#### What the exercise asks
Pictures stay out of this copy; please retype only the lines from the start of the records through the line with "1.5232, 1.5215, 1.5201];".

Records with drawing code
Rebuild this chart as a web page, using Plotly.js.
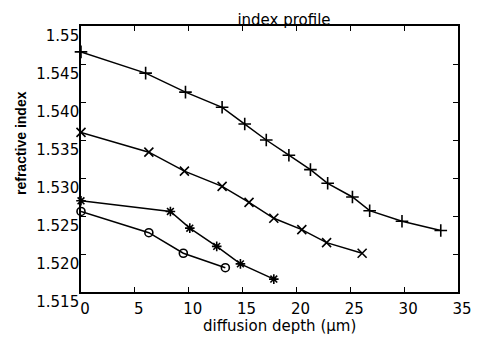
<!DOCTYPE html>
<html>
<head>
<meta charset="utf-8">
<script src="https://cdn.plot.ly/plotly-3.0.1.min.js"></script>
<style>
  html, body { margin: 0; padding: 0; background: #fff; }
  #chart { width: 490px; height: 341px; }
</style>
</head>
<body>
<div id="chart"></div>
<script>
// diffusion depth (µm) and refractive index for each of the four profiles
var depthPlus  = [0, 6.0, 9.7, 13.1, 15.2, 17.2, 19.3, 21.3, 22.9, 25.2, 26.8, 29.8, 33.4];
var indexPlus  = [1.5466, 1.5438, 1.5413, 1.5393, 1.5371, 1.5350, 1.5330, 1.5311, 1.5293, 1.5275, 1.5257, 1.5243, 1.5231];

var depthCross = [0, 6.3, 9.6, 13.1, 15.6, 17.9, 20.5, 22.8, 26.1];
var indexCross = [1.5360, 1.5334, 1.5309, 1.5289, 1.5268, 1.5247, 1.5232, 1.5215, 1.5201];

var depthStar  = [0, 8.3, 10.1, 12.6, 14.8, 17.9];
var indexStar  = [1.5270, 1.5256, 1.5234, 1.5210, 1.5187, 1.5167];

var depthCircle = [0, 6.3, 9.5, 13.4];
var indexCircle = [1.5256, 1.5228, 1.5201, 1.5182];

var xTickVals = [0, 5, 10, 15, 20, 25, 30, 35];
var xTickText = ['0', '5', '10', '15', '20', '25', '30', '35'];
var yTickVals = [1.515, 1.52, 1.525, 1.53, 1.535, 1.54, 1.545, 1.55];
var yTickText = ['1.515', '1.520', '1.525', '1.530', '1.535', '1.540', '1.545', '1.55'];

function series(x, y, symbol, size) {
  return {
    x: x, y: y, type: 'scatter', mode: 'lines+markers',
    line: { color: '#000', width: 1.5 },
    marker: { symbol: symbol, size: size, color: '#000', line: { color: '#000', width: 1.6 } },
    cliponaxis: false,
    showlegend: false,
    hoverinfo: 'x+y'
  };
}

var data = [
  series(depthPlus, indexPlus, 'cross-thin-open', 9),
  series(depthCross, indexCross, 'x-thin-open', 9),
  series(depthStar, indexStar, 'asterisk-open', 8),
  series(depthCircle, indexCircle, 'circle-open', 8)
];

var axisCommon = {
  showgrid: false, zeroline: false,
  showline: true, linecolor: '#000', linewidth: 1.8,
  mirror: 'ticks', ticks: 'inside', ticklen: 5, tickwidth: 1, tickcolor: '#000',
  tickfont: { family: 'DejaVu Sans', size: 15, color: '#000' },
  fixedrange: true
};

var layout = {
  width: 490, height: 341,
  margin: { l: 81, r: 32, t: 26, b: 49, pad: 0 },
  paper_bgcolor: '#fff', plot_bgcolor: '#fff',
  title: {
    text: 'index profile',
    font: { family: 'DejaVu Sans', size: 15, color: '#000' },
    x: (284 - 81) / 377, xref: 'paper', xanchor: 'center',
    y: 1, yref: 'paper', yanchor: 'bottom',
    pad: { b: 1 }
  },
  xaxis: Object.assign({}, axisCommon, {
    range: [0, 35],
    tickmode: 'array', tickvals: xTickVals, ticktext: xTickText,
    ticklabelshift: 4, ticklabelstandoff: 2
  }),
  yaxis: Object.assign({}, axisCommon, {
    range: [1.515, 1.55],
    tickmode: 'array', tickvals: yTickVals, ticktext: yTickText,
    ticklabelshift: 10, ticklabelstandoff: -3
  }),
  annotations: [
    {
      text: 'diffusion depth (\u00b5m)',
      xref: 'paper', yref: 'paper',
      x: (279 - 81) / 377, y: -(326 - 292) / 266,
      xanchor: 'center', yanchor: 'middle',
      showarrow: false,
      font: { family: 'DejaVu Sans', size: 15, color: '#000' }
    },
    {
      text: '<b>refractive index</b>',
      xref: 'paper', yref: 'paper',
      x: (21 - 81) / 377, y: (292 - 143) / 266,
      xanchor: 'center', yanchor: 'middle',
      textangle: -90,
      showarrow: false,
      font: { family: 'Liberation Sans', size: 14, color: '#000' }
    }
  ]
};

Plotly.newPlot('chart', data, layout, { displayModeBar: false, staticPlot: true });
</script>
</body>
</html>
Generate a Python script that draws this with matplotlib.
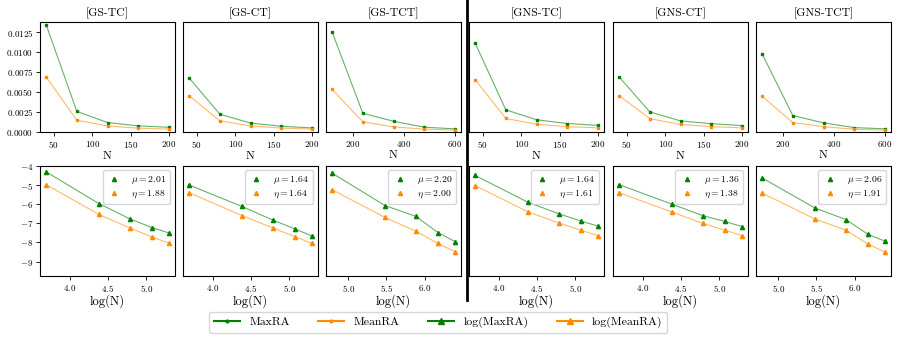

#### Correct output
Rebuild this chart as a web page, using Plotly.js.
<!DOCTYPE html>
<html>
<head>
<meta charset="utf-8">
<script src="https://cdn.plot.ly/plotly-3.0.1.min.js"></script>
<style>
  html, body { margin: 0; padding: 0; background: #fff; }
  #chart { width: 490px; height: 341px; }
</style>
</head>
<body>
<div id="chart"></div>
<script>
// diffusion depth (µm) and refractive index for each of the four profiles
var depthPlus  = [0, 6.0, 9.7, 13.1, 15.2, 17.2, 19.3, 21.3, 22.9, 25.2, 26.8, 29.8, 33.4];
var indexPlus  = [1.5466, 1.5438, 1.5413, 1.5393, 1.5371, 1.5350, 1.5330, 1.5311, 1.5293, 1.5275, 1.5257, 1.5243, 1.5231];

var depthCross = [0, 6.3, 9.6, 13.1, 15.6, 17.9, 20.5, 22.8, 26.1];
var indexCross = [1.5360, 1.5334, 1.5309, 1.5289, 1.5268, 1.5247, 1.5232, 1.5215, 1.5201];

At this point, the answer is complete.